Mais voilà, dans les moments de crise, de douleur ou de maladie, nous avons souvent le réflexe inverse. Nous oublions qui nous sommes. Le mode survie prend le dessus, et avec lui, ces ressources si précieuses passent à l’arrière-plan.
Notre corps parle. Encore faut-il l’écouter. Quand je suis attentif à mon corps, je sais quand je suis fatigué. Je sais quand j’ai besoin de repos. Mais quand je ne suis plus présent, je découvre que je suis épuisé trop tard – après l’accident, l’effondrement, le « burn-out ». La conscience (au double sens) est toujours là. Mais nous l’oublions et c’est justement elle qui peut nous guider.

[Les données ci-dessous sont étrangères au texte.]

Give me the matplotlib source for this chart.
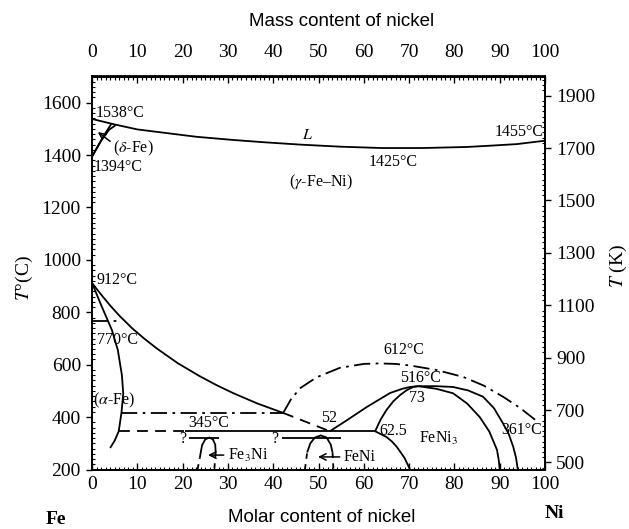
import matplotlib
matplotlib.use('Agg')
import matplotlib.pyplot as plt
from matplotlib.ticker import MultipleLocator

plt.rcParams['font.family'] = ['Liberation Serif', 'DejaVu Serif']
plt.rcParams['mathtext.fontset'] = 'stix'

# ---------------- data ----------------
xticks = [0, 10, 20, 30, 40, 50, 60, 70, 80, 90, 100]
yticks_C = [200, 400, 600, 800, 1000, 1200, 1400, 1600]
yticks_K = [500, 700, 900, 1100, 1300, 1500, 1700, 1900]

liq_x = [0, 5, 10, 16.5, 23, 31, 38, 46, 55, 64, 73, 82.7, 88, 93.8, 100]
liq_T = [1538, 1517, 1498, 1484, 1470, 1458, 1449, 1440, 1432, 1427, 1427, 1431, 1436, 1442, 1455]

delta1_x = [0, 1.5, 3, 4.3]
delta1_T = [1394, 1440, 1485, 1520]
delta2_x = [0, 2, 3.8, 5.2]
delta2_T = [1394, 1455, 1497, 1514]

gamma_x = [0, 2, 4, 6, 8.8, 11.5, 14.3, 19, 23.8, 27.5, 31.1, 36.5, 42.2]
gamma_T = [912, 868, 826, 788, 740, 700, 662, 605, 556, 522, 492, 452, 416]

alpha_x = [0, 2.2, 4.4, 5.7, 6.6, 6.9, 6.5, 5.9, 5.0, 4.0]
alpha_T = [912, 820, 732, 656, 560, 490, 416, 346, 310, 282]

curie_x = [0, 6.5]
curie_T = [768, 768]

dd_h_x = [6.5, 42.2]
dd_h_T = [416, 416]
dome_x = [42.2, 44, 46, 49.6, 54.7, 60, 63.5, 67, 70.2, 76, 82, 86.5, 90.8, 94.5, 97.8]
dome_T = [416, 470, 511, 552, 588, 603, 605, 603, 597, 580, 553, 520, 477, 435, 390]

dash_diag_x = [42.2, 52.5]
dash_diag_T = [416, 346]
dash_h_x = [5.9, 20.5]
dash_h_T = [346, 346]
solid_h_x = [20.5, 62.5]
solid_h_T = [346, 346]

left_b_x = [52.5, 56, 60.7, 65.8, 68.5, 70.2, 72]
left_b_T = [346, 385, 439, 492, 508, 515, 518]
inner_l_x = [62.5, 63.7, 65, 66.5, 68, 69.5, 70.9, 72]
inner_l_T = [346, 390, 427, 460, 484, 503, 515, 518]
low_x = [62.5, 65, 66.2, 67.3, 69, 70.2]
low_T = [346, 324, 307, 286, 244, 200]

inner_r_x = [72, 76, 79.7, 82.8, 85.6, 87.7, 89.4, 89.8, 90]
inner_r_T = [518, 508, 491, 452, 400, 345, 275, 235, 200]
outer_r_x = [72, 76, 79.7, 83, 86.3, 88.7, 90.7, 92, 93, 93.6, 94]
outer_r_T = [518, 518, 515, 502, 478, 435, 377, 335, 286, 245, 200]

fe3ni_x = [23.8, 24.3, 25, 25.9, 26.7, 27.2, 27.3]
fe3ni_T = [245, 293, 315, 322, 315, 295, 265]
fe3ni_dl_x = [23.3, 23.8]; fe3ni_dl_T = [200, 245]
fe3ni_dr_x = [27.3, 27.0]; fe3ni_dr_T = [265, 200]
fe3ni_line_x = [21.5, 28]; fe3ni_line_T = [322, 322]

feni_x = [47.5, 48.2, 49.2, 50.5, 51.8, 52.7, 53.1]
feni_T = [265, 300, 322, 330, 322, 295, 265]
feni_dl_x = [47.0, 47.5]; feni_dl_T = [200, 265]
feni_dr_x = [53.1, 53.3]; feni_dr_T = [265, 200]
feni_line_x = [42, 55]; feni_line_T = [322, 322]

# ---------------- figure ----------------
W, H = 629, 529
fig = plt.figure(figsize=(W / 100, H / 100), dpi=100)
ax = fig.add_axes([92 / W, 1 - 469.5 / H, (545 - 92) / W, (469.5 - 76.5) / H])
ax.set_xlim(0, 100)
ax.set_ylim(200, 1700)

lw = 1.3
k = 'black'
DD = (0, (9, 3, 1.5, 3))
DS = (0, (6, 4))

def line(x, y, ls='-'):
    ax.plot(x, y, color=k, lw=lw, ls=ls, solid_capstyle='butt')

line(liq_x, liq_T)
line(delta1_x, delta1_T)
line(delta2_x, delta2_T)
line(gamma_x, gamma_T)
line(alpha_x, alpha_T)
line(curie_x, curie_T, DD)
line(dd_h_x, dd_h_T, DD)
line(dome_x, dome_T, DD)
line(dash_diag_x, dash_diag_T, DS)
line(dash_h_x, dash_h_T, DS)
line(solid_h_x, solid_h_T)
line(left_b_x, left_b_T)
line(inner_l_x, inner_l_T)
line(low_x, low_T)
line(inner_r_x, inner_r_T)
line(outer_r_x, outer_r_T)
line(fe3ni_x, fe3ni_T)
line(fe3ni_dl_x, fe3ni_dl_T, (0, (3, 3)))
line(fe3ni_dr_x, fe3ni_dr_T, (0, (3, 3)))
line(fe3ni_line_x, fe3ni_line_T)
line(feni_x, feni_T)
line(feni_dl_x, feni_dl_T, (0, (3, 3)))
line(feni_dr_x, feni_dr_T, (0, (3, 3)))
line(feni_line_x, feni_line_T)

# ---------------- annotations ----------------
fs = 11.5
def txt(x, y, s, ha='left', va='center', **kw):
    ax.text(x, y, s, ha=ha, va=va, fontsize=fs, **kw)

txt(0.7, 1562, '1538°C')
txt(0.4, 1356, '1394°C')
ax.annotate(r'($\delta$-Fe)', xy=(1.3, 1488), xytext=(4.6, 1424), fontsize=fs,
            ha='left', va='center',
            arrowprops=dict(arrowstyle='->', color=k, lw=1.1, shrinkA=0, shrinkB=0,
                            relpos=(0.02, 0.75)))
txt(47.5, 1477, r'$L$', ha='center')
txt(99.6, 1488, '1455°C', ha='right')
txt(66.4, 1374, '1425°C', ha='center')
txt(50.5, 1297, r'($\gamma$-Fe–Ni)', ha='center')
txt(1.1, 925, '912°C')
txt(1.1, 694, '770°C')
txt(0.2, 465, r'($\alpha$-Fe)')
txt(25.7, 348, '345°C', ha='center', va='bottom')
txt(20.1, 318, '?', ha='center')
txt(40.4, 318, '?', ha='center')
ax.annotate(r'Fe$_3$Ni', xy=(25.6, 255), xytext=(30.0, 255), fontsize=fs,
            ha='left', va='center',
            arrowprops=dict(arrowstyle='->', color=k, lw=1.1, shrinkA=1, shrinkB=0,
                            relpos=(0, 0.5)))
ax.annotate('FeNi', xy=(49.9, 248), xytext=(55.6, 248), fontsize=fs,
            ha='left', va='center',
            arrowprops=dict(arrowstyle='->', color=k, lw=1.1, shrinkA=1, shrinkB=0,
                            relpos=(0, 0.5)))
txt(52.4, 397, '52', ha='center')
txt(63.4, 346, '62.5')
txt(76.4, 320, r'FeNi$_3$', ha='center')
txt(72.6, 548, '516°C', ha='center')
txt(71.8, 473, '73', ha='center')
txt(68.9, 656, '612°C', ha='center')
txt(99.3, 351, '361°C', ha='right')

# ---------------- axes / ticks ----------------
tfs = 14
for s in ax.spines.values():
    s.set_linewidth(1.3)
ax.set_xticks(xticks)
ax.xaxis.set_minor_locator(MultipleLocator(1))
ax.set_yticks(yticks_C)
ax.yaxis.set_minor_locator(MultipleLocator(20))
ax.tick_params(axis='x', which='major', direction='in', length=5, width=1, labelsize=tfs, pad=5,
               bottom=True, top=False)
ax.tick_params(axis='x', which='minor', direction='in', length=2.5, width=0.8, bottom=True, top=True)
ax.tick_params(axis='y', which='major', direction='out', length=4, width=1, labelsize=tfs, pad=4,
               left=True, right=False)
ax.tick_params(axis='y', which='minor', direction='in', length=2.5, width=0.8, left=True, right=False)

secx = ax.secondary_xaxis('top')
secx.set_xticks(xticks)
secx.xaxis.set_minor_locator(MultipleLocator(1))
secx.tick_params(axis='x', which='major', direction='in', length=5, width=1, labelsize=tfs, pad=11)
secx.tick_params(axis='x', which='minor', direction='in', length=2.5, width=0.8)
secx.spines['top'].set_linewidth(1.3)

ax2 = ax.twinx()
ax2.set_ylim(200 + 273.15, 1700 + 273.15)
ax2.set_yticks(yticks_K)
ax2.yaxis.set_minor_locator(MultipleLocator(20))
ax2.tick_params(axis='y', which='major', direction='out', length=4, width=1, labelsize=tfs, pad=4)
ax2.tick_params(axis='y', which='minor', direction='in', length=2.5, width=0.8)
for s in ax2.spines.values():
    s.set_linewidth(1.3)

# ---------------- titles ----------------
fig.text(24 / W, 1 - 278 / H, r'$T$°(C)', rotation=90, ha='center', va='center', fontsize=14)
fig.text(618 / W, 1 - 266 / H, r'$T$ (K)', rotation=90, ha='center', va='center', fontsize=14)
fig.text(342 / W, 1 - 22 / H, 'Mass content of nickel', ha='center', va='center',
         fontsize=13.5, family='Liberation Sans')
fig.text(322 / W, 1 - 517 / H, 'Molar content of nickel', ha='center', va='center',
         fontsize=13.5, family='Liberation Sans')
fig.text(56 / W, 1 - 519 / H, 'Fe', ha='center', va='center', fontsize=14, fontweight='bold')
fig.text(554 / W, 1 - 513 / H, 'Ni', ha='center', va='center', fontsize=14, fontweight='bold')

fig.savefig('out.png', dpi=100)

Julie vient consulter pour une douleur chronique à l’épaule. Elle a vu « tout le monde », dit-elle. Sans grand résultat. Plus les interventions sont agressives, plus elle se sent impuissante. Personne ne sait quoi faire. Je l’écoute puis je lui pose une question simple : « Selon vous, que se passe-t-il dans votre épaule ? Ou dans votre vie, pour que ce soit ainsi ? »
Elle commence par le classique : « Je ne sais pas. » Puis elle dit : « Tout semble se briser, se détériorer, se contracter. Rien ne fonctionne. Comme mon épaule. Et j’ai l’impression que rien ne pourra s’arranger. » Je lui demande : « Qu’est-ce qui ne peut pas s’arranger ? Votre épaule, ou votre vie ? » Elle me regarde. « Les deux », répond-elle. C’est là que quelque chose bascule.
Elle utilise les mêmes mots pour parler de son épaule et de sa vie. Et c’est précisément là que commence le travail c’est-à-dire non pas « réparer » une épaule, mais aider Julie à redevenir consciente. Consciente de son corps, de ses sensations, mais aussi de ce que cela veut dire pour elle.
Quand Julie me décrit son épaule comme brisée, contractée, sans espoir, elle n’imagine pas qu’elle est en train de faire un pas énorme. Elle accède à une nouvelle couche de conscience. Et pourtant, combien de fois nous acharnons-nous à faire taire une douleur – au lieu de l’écouter ? Ce que l’on essaie de supprimer devient justement ce qui empêche toute véritable conscience.
Quand je deviens pleinement conscient de mon corps, une autre dimension émerge. Je commence à me demander ce que cette douleur signifie dans ma vie. Je vois que tout est lié. Il n’y a pas le corps d’un côté, et le reste de ma vie de l’autre. Il y a un tout vivant, en relation constante : mes pensées, mes émotions, mes gestes, mes liens.
La maladie alors change de sens. Elle n’est plus seulement un ennemi à combattre. Elle devient une voix intérieure, un appel, un guide. Et les objectifs aussi changent. Je ne veux plus juste que « la douleur parte ». Je veux être mieux, dans ma vie, pas juste à l’endroit où ça faisait mal. Je réalise que ce n’est pas ma fesse ou mon cou qui doivent changer. C’est peut-être ma vie.
Nos douleurs, nos symptômes, nos déséquilibres ne sont pas là pour qu’on les supprime à tout prix. Ils sont là pour nous reconnecter à nous-mêmes. À notre présence. À notre conscience. À notre capacité d’écouter, de comprendre et d’agir à partir de ce que nous découvrons.